The nation's largest utility announced Wednesday it emerged from Chapter 11 bankruptcy and paid $5.4 billion in initial funds and 22.19% of its stock into a trust for victims of wildfires caused by its outdated equipment.
“This is an important milestone, but our work is far from over,” Bill Smith, PG&E interim chief executive officer, said in a statement. “Our emergence from Chapter 11 marks just the beginning of PG&E’s next era — as a fundamentally improved company and the safe, reliable utility that our customers, communities and California deserve.”
A federal judge last month approved a $58 billion plan for the company to emerged from bankruptcy by June 30, the deadline that the company had to meet to qualify for coverage from a $21 billion wildfire insurance fund created by California last year.
U.S. Bankruptcy Judge Dennis Montali's decision cleared the way for PG&E to pay $25.5 billion for losses from devastating fires in 2017 and 2018.
Dozens of lawsuits were settled during the ordeal, with $13.5 billion earmarked for more than 80,000 people who lost family, homes, businesses and other property in the fires.
The company plans to find a new CEO to replace Bill Johnson, who stepped down June 30 after just 14 months on the job.
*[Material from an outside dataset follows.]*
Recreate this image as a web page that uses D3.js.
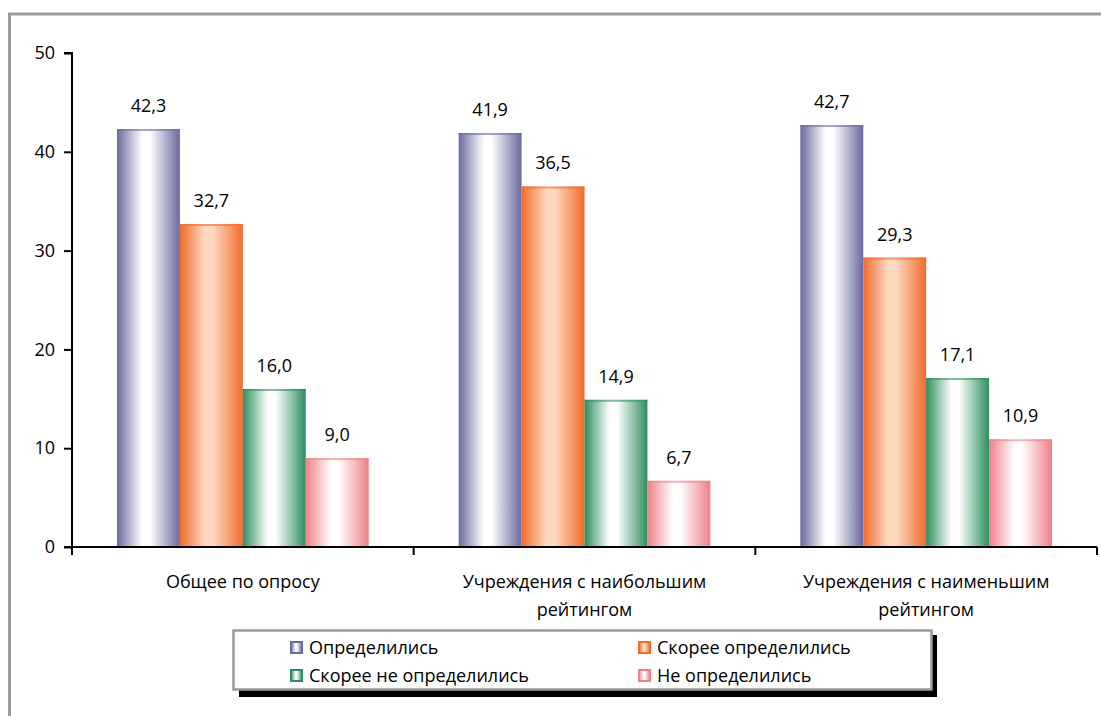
<!DOCTYPE html>
<html><head><meta charset="utf-8">
<script src="https://cdn.jsdelivr.net/npm/d3@7"></script>
<style>body{margin:0;background:#fff;}svg{display:block;font-family:"Open Sans",sans-serif;}</style>
</head><body><svg id="c" width="1101" height="716"></svg>
<script>
const categories = [["Общее по опросу"], ["Учреждения с наибольшим", "рейтингом"], ["Учреждения с наименьшим", "рейтингом"]];
const seriesNames = ["Определились", "Скорее определились", "Скорее не определились", "Не определились"];
const values = [
  [42.3, 32.7, 16.0, 9.0],
  [41.9, 36.5, 14.9, 6.7],
  [42.7, 29.3, 17.1, 10.9]
];
const yTicks = [0, 10, 20, 30, 40, 50];
const edgeColors = ["#6A6A9E", "#F26B2A", "#2E8E5E", "#EE8088"];
const centerColors = ["#FFFFFF", "#FDD9C2", "#FFFFFF", "#FFFFFF"];
const FS = 18;

const svg = d3.select("#c");
const defs = svg.append("defs");
edgeColors.forEach((c, i) => {
  const g = defs.append("linearGradient").attr("id", "g" + i).attr("x1", "0").attr("x2", "1").attr("y1", "0").attr("y2", "0");
  g.append("stop").attr("offset", "0").attr("stop-color", c);
  g.append("stop").attr("offset", "0.4").attr("stop-color", centerColors[i]);
  g.append("stop").attr("offset", "0.52").attr("stop-color", centerColors[i]);
  g.append("stop").attr("offset", "1").attr("stop-color", c);
});

// frame
svg.append("path").attr("d", "M9.5,716 V14 H1101").attr("fill", "none").attr("stroke", "#9a9a9a").attr("stroke-width", 3);

const x0 = d3.scaleBand().domain(d3.range(categories.length)).range([72, 1097]).paddingInner(0).paddingOuter(0);
const x1 = d3.scaleBand().domain(d3.range(seriesNames.length)).range([45, x0.bandwidth() - 45]);
const y = d3.scaleLinear().domain([0, 50]).range([547, 53]);

// bars
const groups = svg.append("g").selectAll("g").data(values).join("g")
  .attr("transform", (d, i) => `translate(${x0(i)},0)`);
groups.selectAll("rect").data(d => d).join("rect")
  .attr("x", (d, j) => x1(j)).attr("width", x1.bandwidth())
  .attr("y", d => y(d)).attr("height", d => y(0) - y(d))
  .attr("fill", (d, j) => `url(#g${j})`);
groups.selectAll("line.top").data(d => d).join("line").attr("class", "top")
  .attr("x1", (d, j) => x1(j)).attr("x2", (d, j) => x1(j) + x1.bandwidth())
  .attr("y1", d => y(d) + 1).attr("y2", d => y(d) + 1)
  .attr("stroke", (d, j) => edgeColors[j]).attr("stroke-opacity", 0.6).attr("stroke-width", 2);
groups.selectAll("text").data(d => d).join("text")
  .attr("x", (d, j) => x1(j) + x1.bandwidth() / 2)
  .attr("y", d => y(d) - 17)
  .attr("text-anchor", "middle").attr("font-size", FS).attr("fill", "#000")
  .text(d => d3.format(".1f")(d).replace(".", ","));

// y axis
const yAxis = svg.append("g").attr("transform", "translate(72,0)")
  .call(d3.axisLeft(y).tickValues(yTicks).tickSize(8).tickPadding(9).tickFormat(d3.format("d")));
yAxis.select(".domain").attr("stroke", "#000").attr("stroke-width", 2).attr("d", "M-8,53H0V547H-8");
yAxis.selectAll(".tick line").attr("stroke", "#000").attr("stroke-width", 2);
yAxis.selectAll(".tick text").attr("font-size", FS).attr("font-family", "Open Sans, sans-serif").attr("fill", "#000");

// x axis
const xAxisG = svg.append("g");
xAxisG.append("line").attr("x1", 72).attr("x2", 1097).attr("y1", 547).attr("y2", 547).attr("stroke", "#000").attr("stroke-width", 2);
const boundaries = d3.range(categories.length + 1).map(i => i < categories.length ? x0(i) : x0(i - 1) + x0.bandwidth());
xAxisG.selectAll("line.t").data(boundaries).join("line").attr("class", "t")
  .attr("x1", d => d).attr("x2", d => d).attr("y1", 547).attr("y2", 555).attr("stroke", "#000").attr("stroke-width", 2);
const labels = xAxisG.selectAll("text").data(categories).join("text")
  .attr("x", (d, i) => x0(i) + x0.bandwidth() / 2).attr("y", 587.5)
  .attr("text-anchor", "middle").attr("font-size", FS).attr("fill", "#000");
labels.selectAll("tspan").data(d => d).join("tspan")
  .attr("x", function () { return this.parentNode.getAttribute("x"); })
  .attr("dy", (d, k) => k === 0 ? 0 : 28.5).text(d => d);

// legend
const lg = svg.append("g");
lg.append("rect").attr("x", 239).attr("y", 635).attr("width", 698).attr("height", 62).attr("fill", "#000");
lg.append("rect").attr("x", 233.5).attr("y", 630.5).attr("width", 698).attr("height", 59).attr("fill", "#fff").attr("stroke", "#9a9a9a").attr("stroke-width", 2.5);
const legPos = [[290, 647], [638, 647], [290, 675], [638, 675]];
const items = lg.selectAll("g.item").data(seriesNames).join("g").attr("class", "item")
  .attr("transform", (d, i) => `translate(${legPos[i][0]},${legPos[i][1]})`);
items.append("rect").attr("x", 1).attr("y", -5).attr("width", 11).attr("height", 11)
  .attr("fill", (d, i) => `url(#g${i})`).attr("stroke", (d, i) => edgeColors[i]).attr("stroke-width", 2);
items.append("text").attr("x", 19).attr("y", 6.5).attr("font-size", FS).attr("fill", "#000").text(d => d);
</script></body></html>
It has overhauled its board of directors, including 11 members who were just recently appointed. PG&E also has committed to slicing up its sprawling territory into regional units to be more responsive to the different needs of the 16 million people who rely on it for power.
Financing the plan requires PG&E to nearly double its debt, saddling the company with a burden its critics fear will make it more difficult to raise the estimated $40 billion for improvements that the utility still needs to make to its electrical grid.
This marks the second time in 16 years that PG&E has navigated a complex bankruptcy case that has raised questions about how it should operate in the future. The last time the company emerged from bankruptcy, in 2004, electricity rates soared and management focused even more on boosting profits instead of upgrading its power supply.